I laughed. “I don’t know about that,” I said. “There were twenty of us in the barracks so I can’t imagine it was particularly sanitary. Although Left and Right, as you put it, as he put it, saw to it that we kept our beds and reports in good order. But yes, we became friends quickly.”

“And how was he?” she asked. “In those early days, I mean. Did he seem glad to be there?”

“I’m not sure he thought about things in those terms,” I told her, considering her question carefully. “It was more that this was simply the next part of life that had to be got through. Some of the older men, I think they found it more difficult than we did.
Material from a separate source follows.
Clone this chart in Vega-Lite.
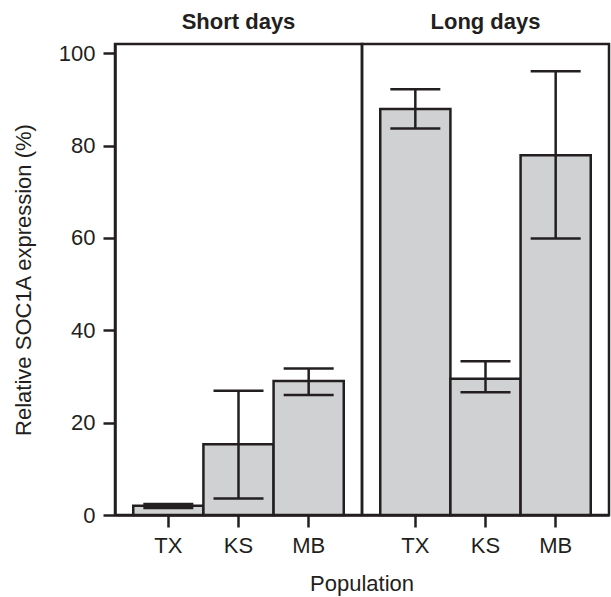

For us, as stupid as it sounds in retrospect, it seemed like a great adventure, at least at the start.”

“Yes, I’ve heard others use those exact words,” said Marian. “Some of the men I’ve worked with, the younger ones, I mean, they’ve spoken of it as if they never really understood what lay in front of them until they got over there.”

“But that’s it, you see,” I agreed. “We were training but it didn’t feel any different from practising football or rugby at school. Perhaps we believed that if we learned everything on offer to us, then sooner or later we would be sent out on to the
pitch for a jolly good skirmish and when it was all over we’d shake hands and retire to the changing rooms for slices of orange and a hot shower.”

“You know better now, of course,” she muttered.

“Yes.”

One of the bar staff came over and took our plates away and Marian tapped the table for a moment before looking up at me. “Shall we get out of here, Tristan?” she asked. “It’s terribly warm, don’t you think? I feel as if I might pass out.”

“Yes, of course,” I said, and this time she settled our account, and when we stepped out into the street I followed as she led the way, assuming that she had an idea in her mind of where we were going next.

“How soon was it before his tendencies began to show themselves?” she asked me as we walked along.

I turned to her in surprise, uncertain what she might be getting at. “I beg your pardon?” I said.

“My brother,” she replied. “I don’t remember him being much of a pacifist before he went away. He used to get into the most frightful scrapes at school, if I remember correctly. But then, once he decided not to fight any more, I had the most terrifying letters from him, full of anger and disappointment at what was going on over there. He became so disillusioned with things.”